_GOAL OF THE EXERCISE_
In the listing below, locate the lines bearing the word "that". Copy every one of them.

************

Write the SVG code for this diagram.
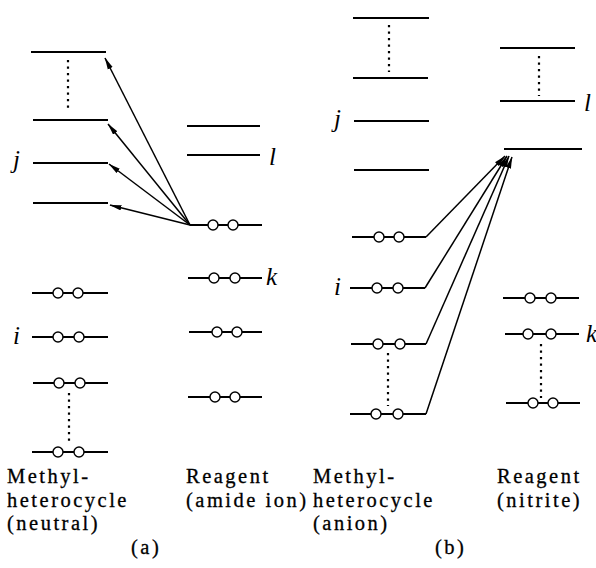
<svg xmlns="http://www.w3.org/2000/svg" width="596" height="568" viewBox="0 0 596 568">
  <style>
    .lvl { stroke: #000; stroke-width: 2; fill: none; }
    .dots { stroke: #000; stroke-width: 2.2; stroke-dasharray: 2.2 4.3; fill: none; }
    .e { stroke: #000; stroke-width: 1.4; fill: #fff; }
    .arr { stroke: #000; stroke-width: 1.5; fill: none; marker-end: url(#head); }
    .lab { font-family: "Liberation Serif", serif; font-style: italic; font-size: 25px; fill: #000; }
    .cap { font-family: "Liberation Serif", serif; font-size: 20.5px; letter-spacing: 2.5px; fill: #000; stroke: #000; stroke-width: 0.3; }
  </style>
  <defs>
    <marker id="head" viewBox="0 0 12 6" refX="11.5" refY="3" markerWidth="12" markerHeight="6" markerUnits="userSpaceOnUse" orient="auto">
      <path d="M0,0.3 L12,3 L0,5.7 Z" fill="#000"/>
    </marker>
  </defs>

  <rect width="596" height="568" fill="#fff"/>

  <!-- (a) methyl-heterocycle, neutral -->
  <g id="mh-a">
    <line class="lvl" x1="31" y1="52" x2="106" y2="52"/>
    <line class="dots" x1="68" y1="60" x2="68" y2="112"/>
    <line class="lvl" x1="33" y1="120" x2="108" y2="120"/>
    <line class="lvl" x1="33" y1="163" x2="108" y2="163"/>
    <line class="lvl" x1="33" y1="203" x2="108" y2="203"/>
    <line class="lvl" x1="32" y1="293" x2="108" y2="293"/>
    <circle class="e" cx="58" cy="293" r="5"/><circle class="e" cx="78" cy="293" r="5"/>
    <line class="lvl" x1="32" y1="337" x2="108" y2="337"/>
    <circle class="e" cx="58" cy="337" r="5"/><circle class="e" cx="79" cy="337" r="5"/>
    <line class="lvl" x1="33" y1="383" x2="108" y2="383"/>
    <circle class="e" cx="59" cy="383" r="5"/><circle class="e" cx="80" cy="383" r="5"/>
    <line class="dots" x1="69" y1="393" x2="69" y2="441"/>
    <line class="lvl" x1="32" y1="452" x2="108" y2="452"/>
    <circle class="e" cx="58" cy="452" r="5"/><circle class="e" cx="79" cy="452" r="5"/>
    <text class="lab" x="13" y="168">j</text>
    <text class="lab" x="13" y="344">i</text>
  </g>

  <!-- (a) reagent, amide ion -->
  <g id="rg-a">
    <line class="lvl" x1="187" y1="126" x2="260" y2="126"/>
    <line class="lvl" x1="187" y1="155" x2="260" y2="155"/>
    <line class="lvl" x1="190" y1="225" x2="262" y2="225"/>
    <circle class="e" cx="213" cy="225" r="5"/><circle class="e" cx="233" cy="225" r="5"/>
    <line class="lvl" x1="188" y1="278" x2="262" y2="278"/>
    <circle class="e" cx="214" cy="278" r="5"/><circle class="e" cx="235" cy="278" r="5"/>
    <line class="lvl" x1="189" y1="332" x2="262" y2="332"/>
    <circle class="e" cx="217" cy="332" r="5"/><circle class="e" cx="237" cy="332" r="5"/>
    <line class="lvl" x1="188" y1="397" x2="262" y2="397"/>
    <circle class="e" cx="215" cy="397" r="5"/><circle class="e" cx="235" cy="397" r="5"/>
    <text class="lab" x="269" y="165">l</text>
    <text class="lab" x="266" y="285">k</text>
  </g>

  <!-- (b) methyl-heterocycle, anion -->
  <g id="mh-b">
    <line class="lvl" x1="353" y1="18" x2="429" y2="18"/>
    <line class="dots" x1="389" y1="25" x2="389" y2="72"/>
    <line class="lvl" x1="353" y1="78" x2="428" y2="78"/>
    <line class="lvl" x1="354" y1="121" x2="429" y2="121"/>
    <line class="lvl" x1="354" y1="170" x2="429" y2="170"/>
    <line class="lvl" x1="352" y1="237" x2="426" y2="237"/>
    <circle class="e" cx="379" cy="237" r="5"/><circle class="e" cx="399" cy="237" r="5"/>
    <line class="lvl" x1="350" y1="288" x2="425" y2="288"/>
    <circle class="e" cx="377" cy="288" r="5"/><circle class="e" cx="398" cy="288" r="5"/>
    <line class="lvl" x1="351" y1="344" x2="426" y2="344"/>
    <circle class="e" cx="378" cy="344" r="5"/><circle class="e" cx="400" cy="344" r="5"/>
    <line class="dots" x1="388" y1="353" x2="388" y2="406"/>
    <line class="lvl" x1="350" y1="414" x2="426" y2="414"/>
    <circle class="e" cx="376" cy="414" r="5"/><circle class="e" cx="398" cy="414" r="5"/>
    <text class="lab" x="334" y="127">j</text>
    <text class="lab" x="334" y="295">i</text>
  </g>

  <!-- (b) reagent, nitrite -->
  <g id="rg-b">
    <line class="lvl" x1="500" y1="48" x2="575" y2="48"/>
    <line class="dots" x1="539" y1="56" x2="539" y2="96"/>
    <line class="lvl" x1="500" y1="101" x2="575" y2="101"/>
    <line class="lvl" x1="504" y1="149" x2="582" y2="149"/>
    <line class="lvl" x1="503" y1="298" x2="579" y2="298"/>
    <circle class="e" cx="530" cy="298" r="5"/><circle class="e" cx="551" cy="298" r="5"/>
    <line class="lvl" x1="505" y1="334" x2="579" y2="334"/>
    <circle class="e" cx="528" cy="334" r="5"/><circle class="e" cx="551" cy="334" r="5"/>
    <line class="dots" x1="541" y1="344" x2="541" y2="398"/>
    <line class="lvl" x1="506" y1="403" x2="580" y2="403"/>
    <circle class="e" cx="533" cy="403" r="5"/><circle class="e" cx="553" cy="403" r="5"/>
    <text class="lab" x="584" y="111">l</text>
    <text class="lab" x="586" y="342">k</text>
  </g>

  <!-- electron-transfer connectors -->
  <g id="connectors">
    <line class="arr" x1="190" y1="225" x2="105" y2="58"/>
    <line class="arr" x1="190" y1="225" x2="108" y2="124"/>
    <line class="arr" x1="190" y1="225" x2="109" y2="164"/>
    <line class="arr" x1="190" y1="225" x2="110" y2="205"/>
    <line class="arr" x1="426" y1="237" x2="505" y2="156"/>
    <line class="arr" x1="425" y1="288" x2="507" y2="156"/>
    <line class="arr" x1="426" y1="344" x2="509" y2="156"/>
    <line class="arr" x1="426" y1="414" x2="512" y2="157"/>
  </g>

  <!-- captions -->
  <g id="captions">
    <text class="cap" x="7" y="483">Methyl-</text>
    <text class="cap" x="7" y="506.5">heterocycle</text>
    <text class="cap" x="7" y="530">(neutral)</text>
    <text class="cap" x="131" y="553.5">(a)</text>
    <text class="cap" x="186" y="483">Reagent</text>
    <text class="cap" x="186" y="506.5">(amide ion)</text>
    <text class="cap" x="313" y="483">Methyl-</text>
    <text class="cap" x="313" y="506.5">heterocycle</text>
    <text class="cap" x="313" y="530">(anion)</text>
    <text class="cap" x="435" y="553.5">(b)</text>
    <text class="cap" x="497" y="483">Reagent</text>
    <text class="cap" x="497" y="506.5">(nitrite)</text>
  </g>
</svg>
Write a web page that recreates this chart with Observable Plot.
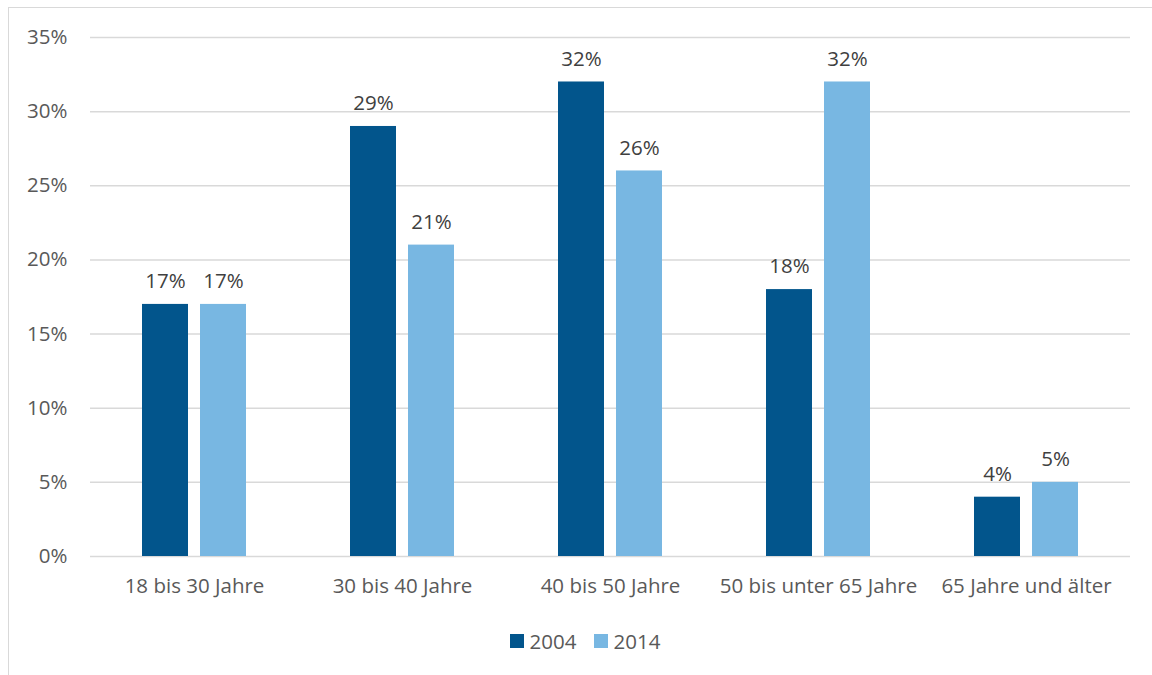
<!DOCTYPE html>
<html>
<head>
<meta charset="utf-8">
<script src="https://cdn.jsdelivr.net/npm/d3@7"></script>
<script src="https://cdn.jsdelivr.net/npm/@observablehq/plot@0.6"></script>
<style>
  html, body { margin: 0; padding: 0; background: #fff; }
  #wrap { position: relative; width: 1152px; height: 675px; overflow: hidden; font-family: "Open Sans", sans-serif; }
  #frame { position: absolute; left: 8px; top: 7px; width: 1160px; height: 700px; border: 1.5px solid #d9d9d9; box-sizing: border-box; }
  #chart { position: absolute; left: 0; top: 0; }
  #legend { position: absolute; left: 0; width: 1152px; top: 626px; display: flex; justify-content: center; gap: 17px; color: #595959; font-size: 20.5px; padding-left: 18px; box-sizing: border-box; line-height: 30px; }
  .item { display: flex; align-items: center; gap: 6px; }
  .sw { width: 14px; height: 14px; display: inline-block; }
</style>
</head>
<body>
<div id="wrap">
  <div id="frame"></div>
  <div id="chart"></div>
  <div id="legend"></div>
</div>
<script>
const groups = ["18 bis 30 Jahre", "30 bis 40 Jahre", "40 bis 50 Jahre", "50 bis unter 65 Jahre", "65 Jahre und älter"];
const years = ["2004", "2014"];
const values2004 = [17, 29, 32, 18, 4];
const values2014 = [17, 21, 26, 32, 5];
const yTicks = [0, 5, 10, 15, 20, 25, 30, 35];
const colors = ["#02558c", "#78b7e2"];

const data = groups.flatMap((g, i) => [
  {group: g, year: years[0], value: values2004[i]},
  {group: g, year: years[1], value: values2014[i]}
]);

const FS = 20.5;
const chart = Plot.plot({
  width: 1152,
  height: 600,
  marginTop: 37,
  marginLeft: 89,
  marginRight: 21,
  marginBottom: 44,
  style: {fontFamily: "'Open Sans', sans-serif", fontSize: FS + "px", color: "#595959", background: "transparent", overflow: "visible"},
  fx: {domain: groups, padding: 0, label: null},
  x: {domain: years, paddingInner: 0.203, paddingOuter: 0.868, axis: null},
  y: {domain: [0, 35], label: null},
  color: {domain: years, range: colors},
  marks: [
    Plot.gridY(yTicks, {stroke: "#d9d9d9", strokeOpacity: 1, strokeWidth: 1.5}),
    Plot.barY(data, {fx: "group", x: "year", y: "value", fill: "year"}),
    Plot.text(data, {fx: "group", x: "year", y: "value", text: d => d.value + "%", dy: -23, fill: "#404040", fontSize: FS}),
    Plot.axisY(yTicks, {tickSize: 0, tickPadding: 23, tickFormat: d => d + "%", label: null, fill: "#595959", fontSize: FS}),
    Plot.axisFx({anchor: "bottom", tickSize: 0, tickPadding: 22, label: null, fill: "#595959", fontSize: FS})
  ]
});
document.getElementById("chart").appendChild(chart);

const legend = document.getElementById("legend");
years.forEach((y, i) => {
  const item = document.createElement("div");
  item.className = "item";
  const sw = document.createElement("span");
  sw.className = "sw";
  sw.style.background = colors[i];
  const t = document.createElement("span");
  t.textContent = y;
  item.appendChild(sw);
  item.appendChild(t);
  legend.appendChild(item);
});
</script>
</body>
</html>
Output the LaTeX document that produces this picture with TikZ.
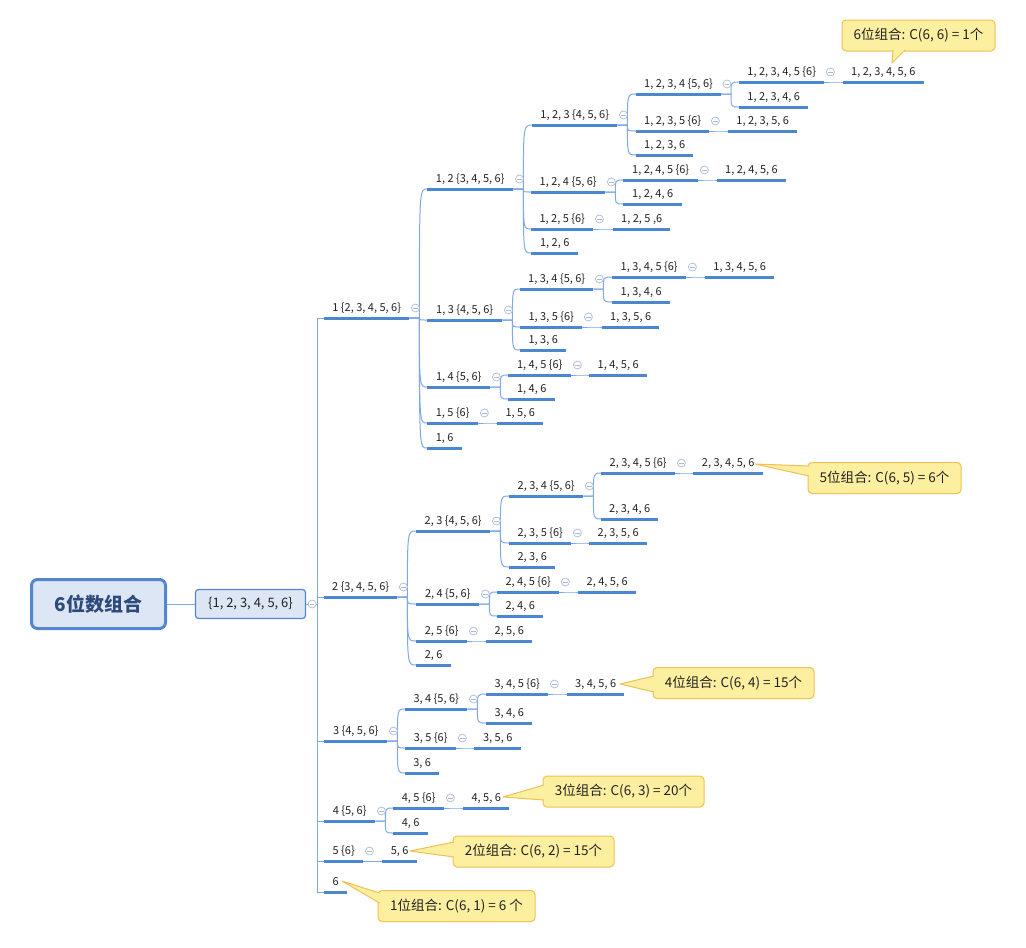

************

_RESPONSE TO THE TASK_
Write a web page that recreates this chart with Observable Plot.
Output the LaTeX document that produces this picture with TikZ.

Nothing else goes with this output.